Pada pasien Penyakit Paru Obstruktif Kronis (PPOK), pemeriksaan dilakukan lewat semacam video call. Di depan kamera yang tertanam dalam komputer tablet, pasien mengembuskan napasnya dengan spirometer. Sedangkan di seberang sana, seorang dokter atau perawat mengevaluasi hasil pembacaan alat tersebut.
Implementasi secara nasional diharapkan terwujud pada 2019 pada pasien PPOK, atau dalam bahasa inggris disebut Chronic Obstructive Pulmonary Disease (COPD). Sedangkan untuk project berikutnya, Denmark akan mengembangkan sistem pemeriksaan jarak jauh serupa untuk penyakit jantung kronis.
Pemeriksaan jarak jauh, di satu sisi memudahkan pasien dengan penyakit kronis yang harus sering-sering memeriksakan kondisinya. Terlebih jika rumahnya jauh dari rumah sakit atau tempat praktik dokter yang menanganinya. Teknologi membuatnya jadi jauh lebih efisien.
Di sisi lain, interaksi dokter dan pasien merupakan interaksi personal yang tidak selalu bisa dilakukan lewat aplikasi. Direktur RS Jantung Harapan Kita, dr Iwan Dakota, SpJP(K), MARS, FACC, FESC menyebut 'sentuhan kemanusiaan' tetap dibutuhkan dalam pemeriksaan.
"Kedokteran itu art and science. Ada 'seni' yang nggak bisa sepenuhnya kita percayakan pada teknologi," kata dr Iwan.
Ketua umum PB Perkeni (Perkumpulan Endokrinologi Indonesia), Prof Dr dr Ketut Suastika, SpPD-KEMD juga memberikan catatan soal penggunaan teknologi untuk pemeriksaan jarak jauh. Meski mengakui bahwa teknologi semacam itu bisa memudahkan pasien, namun harus dipastikan sistem lainnya sudah cukup mendukung.
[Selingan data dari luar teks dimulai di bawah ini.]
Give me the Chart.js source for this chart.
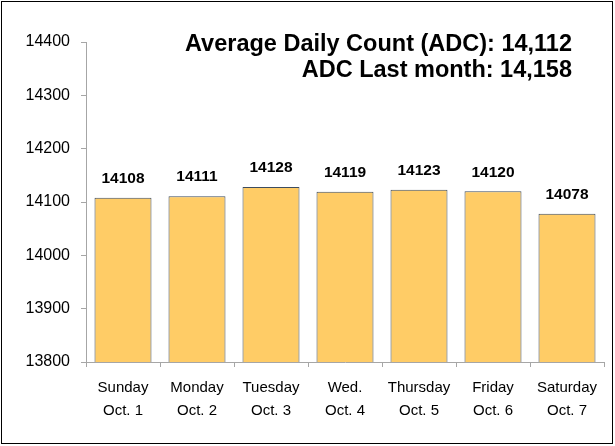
<!DOCTYPE html>
<html>
<head>
<meta charset="utf-8">
<script src="https://cdn.jsdelivr.net/npm/chart.js"></script>
<style>
  html, body { margin: 0; padding: 0; background: #fff; }
  #wrap { position: relative; width: 615px; height: 446px; }
  #frame { position: absolute; left: 1px; top: 1px; width: 610px; height: 441px; border: 1px solid #000; pointer-events: none; }
</style>
</head>
<body>
<div id="wrap">
  <canvas id="adcChart" width="615" height="446"></canvas>
  <div id="frame"></div>
</div>
<script>
// 数据
const days = [
    ['Sunday', 'Oct. 1'],
    ['Monday', 'Oct. 2'],
    ['Tuesday', 'Oct. 3'],
    ['Wed.', 'Oct. 4'],
    ['Thursday', 'Oct. 5'],
    ['Friday', 'Oct. 6'],
    ['Saturday', 'Oct. 7']
];
const dailyCounts = [14108, 14111, 14128, 14119, 14123, 14120, 14078];
const headerLines = ['Average Daily Count (ADC): 14,112', 'ADC Last month: 14,158'];
const yMin = 13800;
const yMax = 14400;
const yStep = 100;

// 柱顶数值 + 右上角说明文字
const labelPlugin = {
    id: 'labelPlugin',
    afterDatasetsDraw(chart) {
        const ctx = chart.ctx;
        const meta = chart.getDatasetMeta(0);
        ctx.save();
        ctx.fillStyle = '#000';
        ctx.font = 'bold 15.5px "Liberation Sans", Arial, sans-serif';
        ctx.textAlign = 'center';
        ctx.textBaseline = 'middle';
        meta.data.forEach((bar, i) => {
            ctx.fillText(String(dailyCounts[i]), bar.x, bar.y - 19);
        });

        ctx.font = 'bold 23.5px "Liberation Sans", Arial, sans-serif';
        ctx.textAlign = 'right';
        ctx.fillText(headerLines[0], 572, 45);
        ctx.fillText(headerLines[1], 572, 71);
        ctx.restore();
    }
};

function initChart() {
    const ctx = document.getElementById('adcChart');
    new Chart(ctx, {
        type: 'bar',
        data: {
            labels: days,
            datasets: [{
                data: dailyCounts,
                backgroundColor: '#FFCC66',
                borderColor: '#3E4C5E',
                borderWidth: 1,
                borderSkipped: false,
                barPercentage: 0.77,
                categoryPercentage: 1.0
            }]
        },
        options: {
            responsive: false,
            animation: false,
            layout: { padding: { left: 0, right: 11, top: 42, bottom: 0 } },
            plugins: {
                legend: { display: false },
                tooltip: { enabled: false }
            },
            scales: {
                x: {
                    grid: {
                        display: true,
                        drawOnChartArea: false,
                        offset: true,
                        tickLength: 5,
                        color: '#A6A6A6'
                    },
                    border: { color: '#A6A6A6', width: 1 },
                    ticks: {
                        color: '#000',
                        padding: 9,
                        maxRotation: 0,
                        font: { family: '"Liberation Sans", Arial, sans-serif', size: 15, lineHeight: 1.55 }
                    },
                    afterFit(scale) { scale.height = 84; }
                },
                y: {
                    min: yMin,
                    max: yMax,
                    grid: {
                        display: true,
                        drawOnChartArea: false,
                        tickLength: 5,
                        color: '#A6A6A6'
                    },
                    border: { color: '#A6A6A6', width: 1 },
                    ticks: {
                        stepSize: yStep,
                        color: '#000',
                        padding: 11,
                        font: { family: '"Liberation Sans", Arial, sans-serif', size: 16 },
                        callback: (value) => String(value)
                    },
                    afterFit(scale) { scale.width = 86; }
                }
            }
        },
        plugins: [labelPlugin]
    });
}

initChart();
</script>
</body>
</html>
Prof Suastika mencontohkan, pasien diabetes seringkali membutuhkan penyesuaian dosis obat secara berkala. Kalaupun pemeriksaan jarak jauh bisa dilakukan, kadang-kadang pasien tetap kesulitan karena obat yang dibutuhkan ternyata sulit didapatkan.
"Di beberapa puskesmas obat diabetes hanya tersedia satu macam," tutur Prof Suastika.
Kristian Kidholm, pakar teknologi kesehatan dari Odense University Hospital mengakui bahwa yang dibutuhkan dalam mengembangkan teknologi pemeriksaan jarak jauh bukan sekadar perangkat. Perangkat atau device disebutnya hanya 20 persen, sedangkan sisanya 80 persen adalah sistem layanan kesehatan.
Dalam satu penelitian yang dilakukannya, sebuah aplikasi pemeriksaan jarak jauh untuk luka diabetes tidak menunjukkan perbedaan yang signifikan dibandingkan pemeriksaan langsung, pada tingkat kesembuhan maupun risiko amputasi. Bahkan teramati tingkat mortalitas atau kematian yang lebih tinggi, meski tidak diketahui pasti bagaimana hal itu bisa terjadi karena penelitian tersebut didesain untuk mengungkapnya.
"Untuk penyakit dengan tingkat kematian tinggi, kita perlu hati-hati," kata Kristian.
Di Denmark, layanan kesehatan sudah sangat terintegrasi dengan sistem informasi. Tiap warga negara memiliki kartu kuning yang dipakai setiap kali mengakses layanan kesehatan. Di dalamnya, tersipan informasi yang sangat detail bahkan hingga rekam medis yang bersangkutan.